# Supplied material start

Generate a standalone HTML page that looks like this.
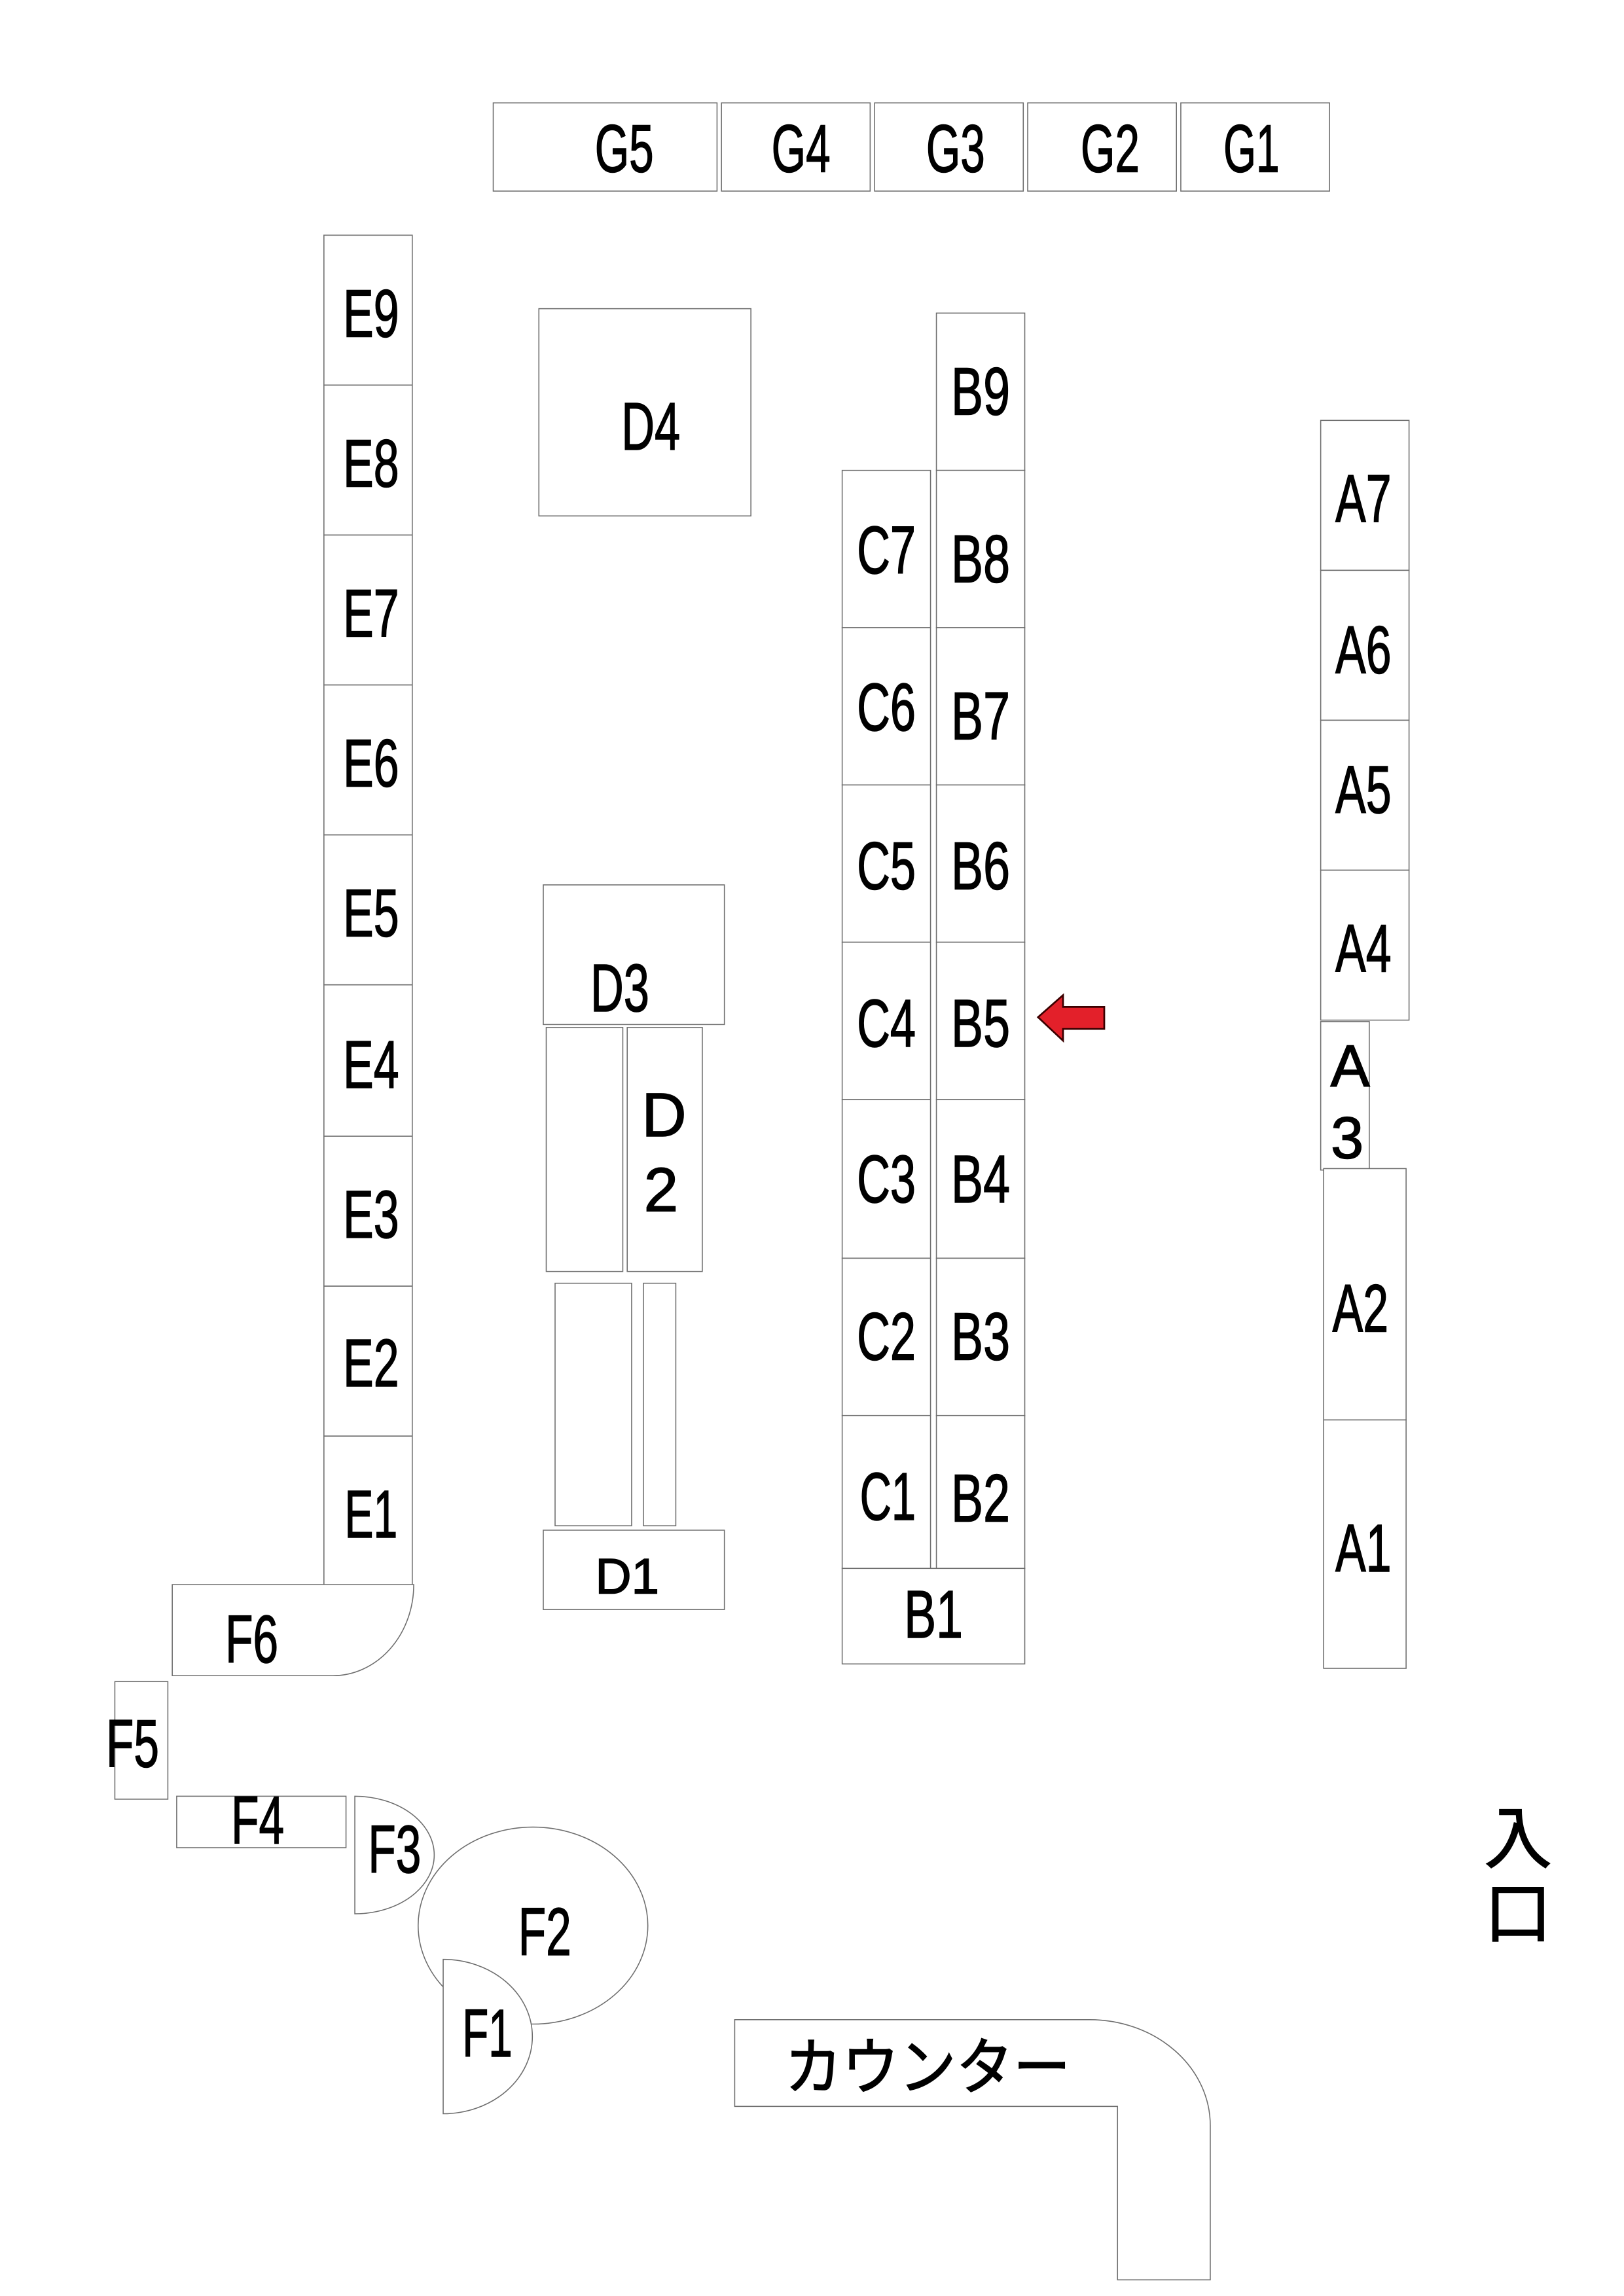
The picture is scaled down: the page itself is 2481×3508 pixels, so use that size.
<!DOCTYPE html>
<html><head><meta charset="utf-8"><style>
html,body{margin:0;padding:0;background:#fff;}
svg{display:block;}
text{font-family:"Liberation Sans","Noto Sans CJK JP",sans-serif;fill:#000;stroke:#000;stroke-width:0.7;}
</style></head><body>
<svg width="2481" height="3508" viewBox="0 0 1103 1562" preserveAspectRatio="none" xmlns="http://www.w3.org/2000/svg">
<g fill="#fff" stroke="#6e6e6e" stroke-width="0.7">
<rect x="335" y="70" width="152" height="60"/>
<rect x="490" y="70" width="101" height="60"/>
<rect x="594" y="70" width="101" height="60"/>
<rect x="698" y="70" width="101" height="60"/>
<rect x="802" y="70" width="101" height="60"/>
<rect x="220" y="160" width="60" height="102"/>
<rect x="220" y="262" width="60" height="102"/>
<rect x="220" y="364" width="60" height="102"/>
<rect x="220" y="466" width="60" height="102"/>
<rect x="220" y="568" width="60" height="102"/>
<rect x="220" y="670" width="60" height="103"/>
<rect x="220" y="773" width="60" height="102"/>
<rect x="220" y="875" width="60" height="102"/>
<rect x="220" y="977" width="60" height="102"/>
<rect x="366" y="210" width="144" height="141"/>
<rect x="369" y="602" width="123" height="95"/>
<rect x="371" y="699" width="52" height="166"/>
<rect x="426" y="699" width="51" height="166"/>
<rect x="377" y="873" width="52" height="165"/>
<rect x="437" y="873" width="22" height="165"/>
<rect x="369" y="1041" width="123" height="54"/>
<rect x="636" y="213" width="60" height="107"/>
<rect x="636" y="320" width="60" height="107"/>
<rect x="636" y="427" width="60" height="107"/>
<rect x="636" y="534" width="60" height="107"/>
<rect x="636" y="641" width="60" height="107"/>
<rect x="636" y="748" width="60" height="108"/>
<rect x="636" y="856" width="60" height="107"/>
<rect x="636" y="963" width="60" height="104"/>
<rect x="572" y="320" width="60" height="107"/>
<rect x="572" y="427" width="60" height="107"/>
<rect x="572" y="534" width="60" height="107"/>
<rect x="572" y="641" width="60" height="107"/>
<rect x="572" y="748" width="60" height="108"/>
<rect x="572" y="856" width="60" height="107"/>
<rect x="572" y="963" width="60" height="104"/>
<rect x="572" y="1067" width="124" height="65"/>
<rect x="897" y="286" width="60" height="102"/>
<rect x="897" y="388" width="60" height="102"/>
<rect x="897" y="490" width="60" height="102"/>
<rect x="897" y="592" width="60" height="102"/>
<rect x="897" y="695" width="33" height="101"/>
<rect x="899" y="795" width="56" height="171"/>
<rect x="899" y="966" width="56" height="169"/>
<path d="M117 1078 L281 1078 A55 62 0 0 1 226 1140 L117 1140 Z"/>
<rect x="78" y="1144" width="36" height="80"/>
<rect x="120" y="1222" width="115" height="35"/>
<path d="M241 1222 A54 40 0 0 1 241 1302 Z"/>
<ellipse cx="362" cy="1310" rx="78" ry="67"/>
<path d="M301 1333 A60 52 0 0 1 301 1438 Z"/>
<path d="M499 1374 L740 1374 A82 72 0 0 1 822 1446 L822 1551 L759 1551 L759 1433 L499 1433 Z"/>
</g>
<path d="M705 692 L722 677 L722 685 L750 685 L750 700 L722 700 L722 708 Z" fill="#e3202a" stroke="#3a0000" stroke-width="1.2"/>
<g font-size="46" text-anchor="middle">
<text x="424" y="117" textLength="40" lengthAdjust="spacingAndGlyphs">G5</text>
<text x="544" y="117" textLength="40" lengthAdjust="spacingAndGlyphs">G4</text>
<text x="649" y="117" textLength="40" lengthAdjust="spacingAndGlyphs">G3</text>
<text x="754" y="117" textLength="40" lengthAdjust="spacingAndGlyphs">G2</text>
<text x="850" y="117" textLength="38" lengthAdjust="spacingAndGlyphs">G1</text>
<text x="252" y="229" textLength="38" lengthAdjust="spacingAndGlyphs">E9</text>
<text x="252" y="331" textLength="38" lengthAdjust="spacingAndGlyphs">E8</text>
<text x="252" y="433" textLength="38" lengthAdjust="spacingAndGlyphs">E7</text>
<text x="252" y="535" textLength="38" lengthAdjust="spacingAndGlyphs">E6</text>
<text x="252" y="637" textLength="38" lengthAdjust="spacingAndGlyphs">E5</text>
<text x="252" y="740" textLength="38" lengthAdjust="spacingAndGlyphs">E4</text>
<text x="252" y="842" textLength="38" lengthAdjust="spacingAndGlyphs">E3</text>
<text x="252" y="943" textLength="38" lengthAdjust="spacingAndGlyphs">E2</text>
<text x="252" y="1046" textLength="36" lengthAdjust="spacingAndGlyphs">E1</text>
<text x="442" y="306" textLength="40" lengthAdjust="spacingAndGlyphs">D4</text>
<text x="421" y="688" textLength="40" lengthAdjust="spacingAndGlyphs">D3</text>
<text x="451" y="773" font-size="42">D</text>
<text x="449" y="824" font-size="42">2</text>
<text x="426" y="1084" font-size="34">D1</text>
<text x="666" y="282" textLength="40" lengthAdjust="spacingAndGlyphs">B9</text>
<text x="666" y="396" textLength="40" lengthAdjust="spacingAndGlyphs">B8</text>
<text x="666" y="503" textLength="40" lengthAdjust="spacingAndGlyphs">B7</text>
<text x="666" y="605" textLength="40" lengthAdjust="spacingAndGlyphs">B6</text>
<text x="666" y="712" textLength="40" lengthAdjust="spacingAndGlyphs">B5</text>
<text x="666" y="818" textLength="40" lengthAdjust="spacingAndGlyphs">B4</text>
<text x="666" y="925" textLength="40" lengthAdjust="spacingAndGlyphs">B3</text>
<text x="666" y="1035" textLength="40" lengthAdjust="spacingAndGlyphs">B2</text>
<text x="634" y="1114" textLength="40" lengthAdjust="spacingAndGlyphs">B1</text>
<text x="602" y="390" textLength="40" lengthAdjust="spacingAndGlyphs">C7</text>
<text x="602" y="497" textLength="40" lengthAdjust="spacingAndGlyphs">C6</text>
<text x="602" y="605" textLength="40" lengthAdjust="spacingAndGlyphs">C5</text>
<text x="602" y="712" textLength="40" lengthAdjust="spacingAndGlyphs">C4</text>
<text x="602" y="818" textLength="40" lengthAdjust="spacingAndGlyphs">C3</text>
<text x="602" y="925" textLength="40" lengthAdjust="spacingAndGlyphs">C2</text>
<text x="603" y="1034" textLength="38" lengthAdjust="spacingAndGlyphs">C1</text>
<text x="926" y="355" textLength="38" lengthAdjust="spacingAndGlyphs">A7</text>
<text x="926" y="458" textLength="38" lengthAdjust="spacingAndGlyphs">A6</text>
<text x="926" y="553" textLength="38" lengthAdjust="spacingAndGlyphs">A5</text>
<text x="926" y="661" textLength="38" lengthAdjust="spacingAndGlyphs">A4</text>
<text x="917" y="739" font-size="40">A</text>
<text x="915" y="788" font-size="40">3</text>
<text x="924" y="906" textLength="38" lengthAdjust="spacingAndGlyphs">A2</text>
<text x="926" y="1069" textLength="38" lengthAdjust="spacingAndGlyphs">A1</text>
<text x="171" y="1131" textLength="36" lengthAdjust="spacingAndGlyphs">F6</text>
<text x="90" y="1202" textLength="36" lengthAdjust="spacingAndGlyphs">F5</text>
<text x="175" y="1254" textLength="36" lengthAdjust="spacingAndGlyphs">F4</text>
<text x="268" y="1274" textLength="36" lengthAdjust="spacingAndGlyphs">F3</text>
<text x="370" y="1330" textLength="36" lengthAdjust="spacingAndGlyphs">F2</text>
<text x="331" y="1399" textLength="34" lengthAdjust="spacingAndGlyphs">F1</text>
</g>
<text x="533" y="1421" font-size="42" textLength="194" lengthAdjust="spacingAndGlyphs">カウンター</text>
<text x="1031" y="1267" font-size="46" text-anchor="middle">入</text>
<text x="1031" y="1318" font-size="46" text-anchor="middle">口</text>
</svg>
</body></html>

# Supplied material end

_Exercise description_
Each line in the listing above that contains "page" should be copied.

_Worked solution_
Generate a standalone HTML page that looks like this.
The picture is scaled down: the page itself is 2481×3508 pixels, so use that size.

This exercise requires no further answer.